One of Rodriguez’s daily challenges is fundraising for the Queens Community House, which gets about 75-80 percent of its money through government contacts and by making calls or writing letters to donors.
She continued her education at City College of New York and got her Masters in social work from Hunter College. She has worked in the “Bronx Youth Services” for the United Neighborhood Houses of New York. While in school during the 1970s, she went on to become Director of the Neighborhood Stabilization Program in the Bronx for the City Commission of Human Rights where she said her work was focused on tenant organizing to try to lower the amount of housing being shut down at that time.
Throughout her 24 years with the Queens Community House, Rodriguez has seen amazing growth.
“When I started out, we only had 35 staff members and a budget of below $1 million,” she said. “Now, we have a staff of 400 and an $11 million budget.”

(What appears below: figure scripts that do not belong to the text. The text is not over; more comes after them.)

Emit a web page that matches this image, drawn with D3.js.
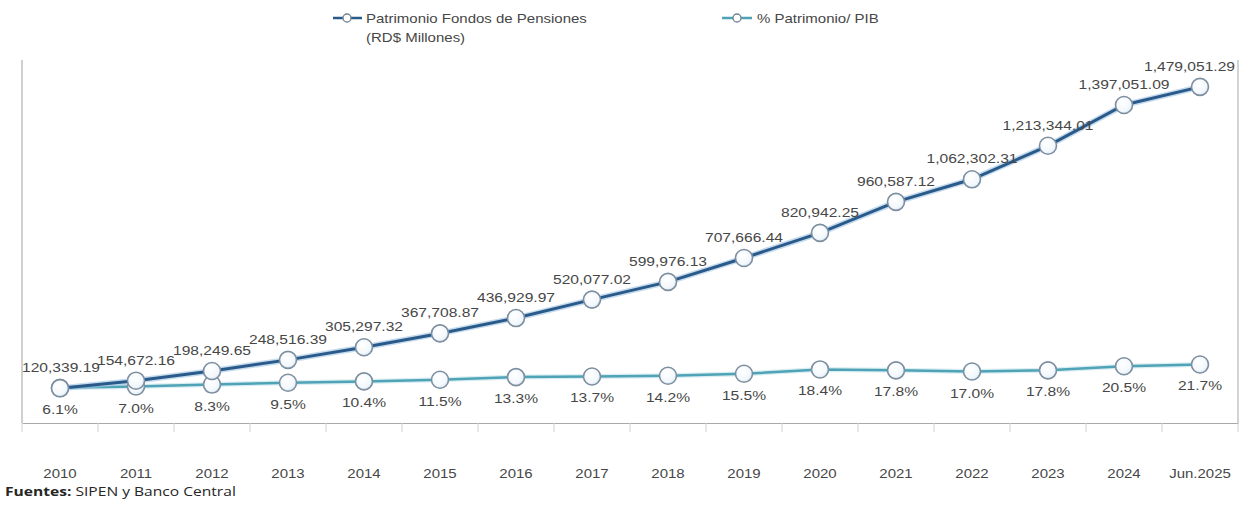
<!DOCTYPE html>
<html>
<head>
<meta charset="utf-8">
<script src="https://cdn.jsdelivr.net/npm/d3@7"></script>
<style>
  html, body { margin: 0; padding: 0; background: #ffffff; }
  svg { display: block; }
</style>
</head>
<body>
<svg id="chart" width="1245" height="507"></svg>
<script>
// Categories (years) and series values
const categories = ["2010","2011","2012","2013","2014","2015","2016","2017","2018","2019","2020","2021","2022","2023","2024","Jun.2025"];
const patrimonio = [120339.19,154672.16,198249.65,248516.39,305297.32,367708.87,436929.97,520077.02,599976.13,707666.44,820942.25,960587.12,1062302.31,1213344.01,1397051.09,1479051.29];
const pctPIB = [6.1,7.0,8.3,9.5,10.4,11.5,13.3,13.7,14.2,15.5,18.4,17.8,17.0,17.8,20.5,21.7];
const legendLabels = ["Patrimonio Fondos de Pensiones", "(RD$ Millones)", "% Patrimonio/ PIB"];
const sourceBold = "Fuentes:";
const sourceText = " SIPEN y Banco Central";

const svg = d3.select("#chart");
const font = "'Liberation Sans', Arial, sans-serif";
const SX = 1.2; // horizontal stretch of text glyphs
const textColor = "#474747";
const darkColor = "#2a5a8a";
const lightColor = "#4fa3b6";

const plot = { left: 22, right: 1238, top: 60, bottom: 423 };

const x = d3.scaleBand().domain(categories).range([plot.left, plot.right]);
const cx = d => x(d) + x.bandwidth() / 2;
const yL = d3.scaleLinear().domain([0, 1600000]).range([415, 60]);
const yR = d3.scaleLinear().domain([0, 225]).range([397, 60]);

// stretched text helper
function label(g, str, px, py, size, anchor, weight) {
  const t = g.append("text")
    .attr("transform", `translate(${px},${py}) scale(${SX},1)`)
    .attr("font-family", font)
    .attr("font-size", size)
    .attr("fill", textColor)
    .attr("text-anchor", anchor || "middle");
  if (weight) t.attr("font-weight", weight);
  t.text(str);
  return t;
}

// gradient for markers
const defs = svg.append("defs");
const grad = defs.append("radialGradient").attr("id", "mk").attr("cx", "40%").attr("cy", "35%").attr("r", "70%");
grad.append("stop").attr("offset", "0%").attr("stop-color", "#ffffff");
grad.append("stop").attr("offset", "70%").attr("stop-color", "#f3f8fc");
grad.append("stop").attr("offset", "100%").attr("stop-color", "#d6e6f2");

// frame: left and right lines
const frame = svg.append("g");
frame.append("line").attr("x1", plot.left).attr("x2", plot.left).attr("y1", plot.top).attr("y2", plot.bottom)
  .attr("stroke", "#b0b0b0").attr("stroke-width", 1.2);
frame.append("line").attr("x1", plot.right).attr("x2", plot.right).attr("y1", plot.top).attr("y2", plot.bottom)
  .attr("stroke", "#b8b8b8").attr("stroke-width", 1.2);

// bottom axis with category ticks between bands
const xAxis = d3.axisBottom(x).tickSize(0).tickFormat("");
const axG = svg.append("g").attr("transform", `translate(0,${plot.bottom})`).call(xAxis);
axG.select(".domain").attr("stroke", "#a8a8a8").attr("stroke-width", 1.2);
const bounds = categories.map(c => x(c)).concat([plot.right]);
axG.selectAll("line.tk").data(bounds).enter().append("line").attr("class", "tk")
  .attr("x1", d => d).attr("x2", d => d).attr("y1", 0).attr("y2", 9)
  .attr("stroke", "#d0d0d0").attr("stroke-width", 1);

// category labels
const catG = svg.append("g");
categories.forEach(c => label(catG, c, cx(c), 478, 12.5));

// lines
const lineL = d3.line().x((d, i) => cx(categories[i])).y(d => yL(d));
const lineR = d3.line().x((d, i) => cx(categories[i])).y(d => yR(d));

svg.append("path").attr("d", lineR(pctPIB)).attr("fill", "none").attr("stroke", "#bfe1ea").attr("stroke-width", 5).attr("opacity", 0.6);
svg.append("path").attr("d", lineR(pctPIB)).attr("fill", "none").attr("stroke", lightColor).attr("stroke-width", 2.5);

svg.append("path").attr("d", lineL(patrimonio)).attr("fill", "none").attr("stroke", "#9fc3e2").attr("stroke-width", 6).attr("opacity", 0.6);
svg.append("path").attr("d", lineL(patrimonio)).attr("fill", "none").attr("stroke", darkColor).attr("stroke-width", 3);

// markers
function markers(data, yS) {
  svg.append("g").selectAll("circle").data(data).enter().append("circle")
    .attr("cx", (d, i) => cx(categories[i]))
    .attr("cy", d => yS(d))
    .attr("r", 8.5)
    .attr("fill", "url(#mk)")
    .attr("stroke", "#7d8e9f")
    .attr("stroke-width", 1.6);
}
markers(pctPIB, yR);
markers(patrimonio, yL);

// data labels, kept inside the plot frame
const fmt = d3.format(",.2f");
const lblG = svg.append("g");
patrimonio.forEach((v, i) => {
  const str = fmt(v);
  let px = cx(categories[i]);
  const py = yL(v) - 16;
  const t = label(lblG, str, px, py, 13);
  const halfW = t.node().getBBox().width * SX / 2;
  if (px - halfW < plot.left) px = plot.left + halfW;
  if (px + halfW > plot.right - 3) px = plot.right - 3 - halfW;
  t.attr("transform", `translate(${px},${py}) scale(${SX},1)`);
});
pctPIB.forEach((v, i) => {
  label(lblG, v.toFixed(1) + "%", cx(categories[i]), yR(v) + 26, 13);
});

// legend
const lg = svg.append("g");
lg.append("line").attr("x1", 333).attr("x2", 362).attr("y1", 18).attr("y2", 18).attr("stroke", darkColor).attr("stroke-width", 2.5);
lg.append("circle").attr("cx", 347).attr("cy", 18).attr("r", 4).attr("fill", "#fff").attr("stroke", "#6f8294").attr("stroke-width", 1.3);
label(lg, legendLabels[0], 366, 22.5, 12.5, "start");
label(lg, legendLabels[1], 366, 41.5, 12.5, "start");
lg.append("line").attr("x1", 722).attr("x2", 752).attr("y1", 18).attr("y2", 18).attr("stroke", lightColor).attr("stroke-width", 2.5);
lg.append("circle").attr("cx", 737).attr("cy", 18).attr("r", 4).attr("fill", "#fff").attr("stroke", "#6f8294").attr("stroke-width", 1.3);
label(lg, legendLabels[2], 757, 22.5, 12.5, "start");

// source note
const src = svg.append("text")
  .attr("transform", "translate(5,496) scale(1.2,1)")
  .attr("font-family", "'Open Sans', 'Noto Sans', sans-serif")
  .attr("font-size", 13)
  .attr("fill", "#262626");
src.append("tspan").attr("font-weight", "bold").text(sourceBold);
src.append("tspan").text(sourceText);
</script>
</body>
</html>
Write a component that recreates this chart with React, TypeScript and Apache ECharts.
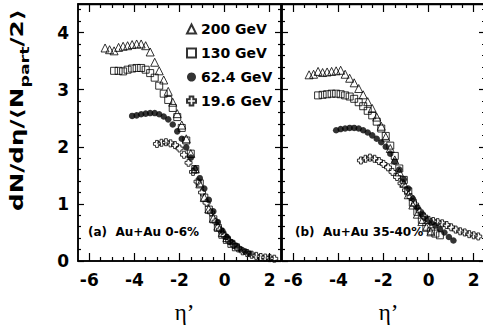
import React, { useEffect, useRef } from 'react';
import * as echarts from 'echarts';

// ---- data (η', dN/dη / <Npart/2>) ----
const SERIES_NAMES = ['200 GeV', '130 GeV', '62.4 GeV', '19.6 GeV'];

const A_200 = [[-5.3,3.73],[-5.1,3.70],[-4.9,3.68],[-4.7,3.74],[-4.5,3.76],[-4.3,3.77],[-4.1,3.79],[-3.9,3.80],[-3.7,3.80],[-3.5,3.77],[-3.3,3.66],[-3.1,3.48],[-2.9,3.33],[-2.7,3.17],[-2.5,2.97],[-2.3,2.78],[-2.1,2.58],[-1.9,2.38],[-1.7,2.14],[-1.5,1.88],[-1.3,1.61],[-1.1,1.35],[-0.9,1.11],[-0.7,0.91],[-0.5,0.75],[-0.3,0.61],[-0.1,0.50],[0.1,0.41]];
const A_130 = [[-4.9,3.33],[-4.7,3.33],[-4.5,3.32],[-4.3,3.35],[-4.1,3.37],[-3.9,3.38],[-3.7,3.38],[-3.5,3.35],[-3.3,3.29],[-3.1,3.21],[-2.9,3.07],[-2.7,2.93],[-2.5,2.82],[-2.3,2.68],[-2.1,2.52],[-1.9,2.33],[-1.7,2.11],[-1.5,1.88],[-1.3,1.61],[-1.1,1.36],[-0.9,1.11],[-0.7,0.90],[-0.5,0.73],[-0.3,0.58],[-0.1,0.46],[0.1,0.37],[0.3,0.30],[0.5,0.24]];
const A_62 = [[-4.1,2.54],[-3.9,2.55],[-3.7,2.57],[-3.5,2.58],[-3.3,2.59],[-3.1,2.59],[-2.9,2.57],[-2.7,2.53],[-2.5,2.48],[-2.3,2.39],[-2.1,2.27],[-1.9,2.14],[-1.7,1.99],[-1.5,1.81],[-1.3,1.62],[-1.1,1.45],[-0.9,1.27],[-0.7,1.07],[-0.5,0.87],[-0.3,0.68],[-0.1,0.53],[0.1,0.42],[0.3,0.33],[0.5,0.27],[0.7,0.21],[0.9,0.17],[1.1,0.13]];
const A_19 = [[-3.0,2.05],[-2.8,2.07],[-2.6,2.08],[-2.4,2.06],[-2.2,2.03],[-2.0,1.97],[-1.8,1.86],[-1.6,1.72],[-1.4,1.56],[-1.2,1.39],[-1.0,1.20],[-0.8,1.02],[-0.6,0.85],[-0.4,0.69],[-0.2,0.55],[0.0,0.44],[0.2,0.35],[0.4,0.28],[0.6,0.22],[0.8,0.17],[1.0,0.14],[1.2,0.11],[1.4,0.09],[1.6,0.07],[1.8,0.06],[2.0,0.05],[2.2,0.04]];

const B_200 = [[-5.3,3.26],[-5.1,3.27],[-4.9,3.32],[-4.7,3.30],[-4.5,3.31],[-4.3,3.32],[-4.1,3.33],[-3.9,3.34],[-3.7,3.27],[-3.5,3.20],[-3.3,3.12],[-3.1,3.02],[-2.9,2.91],[-2.7,2.79],[-2.5,2.67],[-2.3,2.52],[-2.1,2.36],[-1.9,2.17],[-1.7,1.97],[-1.5,1.77],[-1.3,1.56],[-1.1,1.36],[-0.9,1.16],[-0.7,0.98],[-0.5,0.82],[-0.3,0.69],[-0.1,0.59],[0.1,0.51]];
const B_130 = [[-4.9,2.90],[-4.7,2.91],[-4.5,2.92],[-4.3,2.93],[-4.1,2.93],[-3.9,2.92],[-3.7,2.90],[-3.5,2.88],[-3.3,2.84],[-3.1,2.78],[-2.9,2.71],[-2.7,2.63],[-2.5,2.55],[-2.3,2.44],[-2.1,2.32],[-1.9,2.19],[-1.7,2.02],[-1.5,1.84],[-1.3,1.62],[-1.1,1.42],[-0.9,1.22],[-0.7,1.02],[-0.5,0.86],[-0.3,0.72],[-0.1,0.60],[0.1,0.52],[0.3,0.48],[0.5,0.45]];
const B_62 = [[-4.1,2.29],[-3.9,2.31],[-3.7,2.32],[-3.5,2.33],[-3.3,2.33],[-3.1,2.32],[-2.9,2.29],[-2.7,2.25],[-2.5,2.20],[-2.3,2.14],[-2.1,2.08],[-1.9,2.00],[-1.7,1.88],[-1.5,1.74],[-1.3,1.60],[-1.1,1.43],[-0.9,1.27],[-0.7,1.09],[-0.5,0.94],[-0.3,0.83],[-0.1,0.74],[0.1,0.67],[0.3,0.62],[0.5,0.56],[0.7,0.50],[0.9,0.42],[1.1,0.36]];
const B_19 = [[-3.0,1.76],[-2.8,1.79],[-2.6,1.81],[-2.4,1.79],[-2.2,1.75],[-2.0,1.70],[-1.8,1.64],[-1.6,1.56],[-1.4,1.47],[-1.2,1.36],[-1.0,1.24],[-0.8,1.12],[-0.6,0.99],[-0.4,0.87],[-0.2,0.78],[0.0,0.72],[0.2,0.70],[0.4,0.68],[0.6,0.66],[0.8,0.63],[1.0,0.59],[1.2,0.55],[1.4,0.52],[1.6,0.50],[1.8,0.47],[2.0,0.45],[2.2,0.43]];

const X_MAJOR = [-6, -4, -2, 0, 2];
const X_MINOR = [-5.5, -5, -4.5, -3.5, -3, -2.5, -1.5, -1, -0.5, 0.5, 1, 1.5];
const Y_MAJOR = [0, 1, 2, 3, 4];
const Y_MINOR = [0.2, 0.4, 0.6, 0.8, 1.2, 1.4, 1.6, 1.8, 2.2, 2.4, 2.6, 2.8, 3.2, 3.4, 3.6, 3.8, 4.2, 4.4];
const PANEL_LABELS = ['(a)  Au+Au 0-6%', '(b)  Au+Au 35-40%'];
const X_NAME = 'η’';

const SANS = '"DejaVu Sans", sans-serif';
const CROSS = 'path://M3,0 L7,0 L7,3 L10,3 L10,7 L7,7 L7,10 L3,10 L3,7 L0,7 L0,3 L3,3 Z';

const PLOT_TOP = 4;
const PLOT_H = 257;
const FRAME = { show: true, borderColor: '#000', borderWidth: 1.5, backgroundColor: 'rgba(0,0,0,0)', outerBoundsMode: 'none', containLabel: false };
const GRIDS = [
  { ...FRAME, left: 78, top: PLOT_TOP, width: 203, height: PLOT_H },
  { ...FRAME, left: 282, top: PLOT_TOP, width: 203, height: PLOT_H },
];

const lineOn = () => ({ show: true, onZero: false, lineStyle: { color: '#000', width: 1.5 } });
const lineOff = () => ({ show: false, onZero: false });
const tick = (vals: number[], len: number) => ({ show: true, inside: true, length: len, customValues: vals, lineStyle: { color: '#000', width: 1.2 } });

function xAxesFor(g: number) {
  const base = { type: 'value', gridIndex: g, min: -6.5, max: 2.5, splitLine: { show: false } };
  return [
    {
      ...base, position: 'bottom', axisLine: lineOn(), axisTick: tick(X_MAJOR, 8),
      axisLabel: { show: true, customValues: X_MAJOR, margin: 10, fontFamily: SANS, fontWeight: 'bold', fontSize: 17, color: '#000' },
      name: X_NAME, nameLocation: 'middle', nameGap: 40,
      nameTextStyle: { fontFamily: '"Liberation Serif", serif', fontSize: 23, color: '#000', padding: [0, 0, 0, 10] },
    },
    { ...base, position: 'bottom', axisLine: lineOff(), axisTick: tick(X_MINOR, 4), axisLabel: { show: false } },
    { ...base, position: 'top', axisLine: lineOn(), axisTick: tick(X_MAJOR, 8), axisLabel: { show: false } },
    { ...base, position: 'top', axisLine: lineOff(), axisTick: tick(X_MINOR, 4), axisLabel: { show: false } },
  ];
}

function yAxesFor(g: number, labels: boolean) {
  const base = { type: 'value', gridIndex: g, min: 0, max: 4.5, splitLine: { show: false } };
  return [
    {
      ...base, position: 'left', axisLine: lineOn(), axisTick: tick(Y_MAJOR, 6),
      axisLabel: labels
        ? { show: true, customValues: Y_MAJOR, margin: 9, fontFamily: SANS, fontWeight: 'bold', fontSize: 17, color: '#000' }
        : { show: false },
    },
    { ...base, position: 'left', axisLine: lineOff(), axisTick: tick(Y_MINOR, 3), axisLabel: { show: false } },
    { ...base, position: 'right', axisLine: lineOn(), axisTick: tick(Y_MAJOR, 6), axisLabel: { show: false } },
    { ...base, position: 'right', axisLine: lineOff(), axisTick: tick(Y_MINOR, 3), axisLabel: { show: false } },
  ];
}

const OPEN = { color: 'rgba(255,255,255,0)', borderColor: '#000', borderWidth: 1 };

function seriesFor(g: number, d200: number[][], d130: number[][], d62: number[][], d19: number[][]) {
  const common = { type: 'scatter', xAxisIndex: g * 4, yAxisIndex: g * 4 };
  return [
    { ...common, name: SERIES_NAMES[0], data: d200, symbol: 'triangle', symbolSize: 8, itemStyle: OPEN },
    { ...common, name: SERIES_NAMES[1], data: d130, symbol: 'rect', symbolSize: 7, itemStyle: OPEN },
    { ...common, name: SERIES_NAMES[3], data: d19, symbol: CROSS, symbolSize: 7, itemStyle: OPEN },
    { ...common, name: SERIES_NAMES[2], data: d62, symbol: 'circle', symbolSize: 6.5, itemStyle: { color: '#000' } },
  ];
}

export default function App() {
  const ref = useRef<HTMLDivElement>(null);
  useEffect(() => {
    document.body.style.margin = '0';
    const chart = echarts.init(ref.current!, null, { renderer: 'svg' });
    chart.setOption({
      animation: false,
      backgroundColor: '#fff',
      grid: GRIDS,
      xAxis: [...xAxesFor(0), ...xAxesFor(1)],
      yAxis: [...yAxesFor(0, true), ...yAxesFor(1, false)],
      legend: {
        data: SERIES_NAMES,
        orient: 'vertical',
        left: 186,
        top: 21,
        padding: 0,
        itemWidth: 9,
        itemHeight: 9,
        itemGap: 8,
        textStyle: { fontFamily: SANS, fontWeight: 'bold', fontSize: 14, color: '#000', lineHeight: 16 },
      },
      series: [...seriesFor(0, A_200, A_130, A_62, A_19), ...seriesFor(1, B_200, B_130, B_62, B_19)],
      graphic: [
        {
          type: 'line', z: 100, silent: true,
          shape: { x1: GRIDS[0].left, y1: PLOT_TOP + 0.5, x2: GRIDS[1].left + GRIDS[1].width, y2: PLOT_TOP + 0.5 },
          style: { stroke: '#000', lineWidth: 1.5 },
        },
        {
          type: 'text', x: 17, y: 110, rotation: Math.PI / 2, scaleX: 1.45,
          style: {
            text: '{m|dN/dη/⟨N}{s|part}{m|/2⟩}',
            align: 'center', verticalAlign: 'middle', fill: '#000',
            rich: {
              m: { fontFamily: SANS, fontWeight: 'bold', fontSize: 17, fill: '#000' },
              s: { fontFamily: SANS, fontWeight: 'bold', fontSize: 12, fill: '#000', padding: [16, 0, 0, 0] },
            },
          },
        },
        { type: 'text', x: 88, y: 232, style: { text: PANEL_LABELS[0], font: 'bold 12px "DejaVu Sans"', fill: '#000', verticalAlign: 'middle' } },
        { type: 'text', x: 295, y: 232, style: { text: PANEL_LABELS[1], font: 'bold 12px "DejaVu Sans"', fill: '#000', verticalAlign: 'middle' } },
      ],
    });
    return () => chart.dispose();
  }, []);
  return <div ref={ref} style={{ width: 483, height: 328 }} />;
}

One concern the organization is facing is the amount and pace at which it is growing. Rodriguez hopes to create a successful campaign to build additional space for more offices and a community center. She also wants to do more community organizing and social justice work by bringing members of the community together on issues that are important to them through organizational assistance and giving them use of their facilities.
Rodriguez cited one example in Jackson Heights where the Community House conducts educational services for adults.
“There are 500 students that come through the door everyday to learn English; most of them are immigrants searching for better jobs.”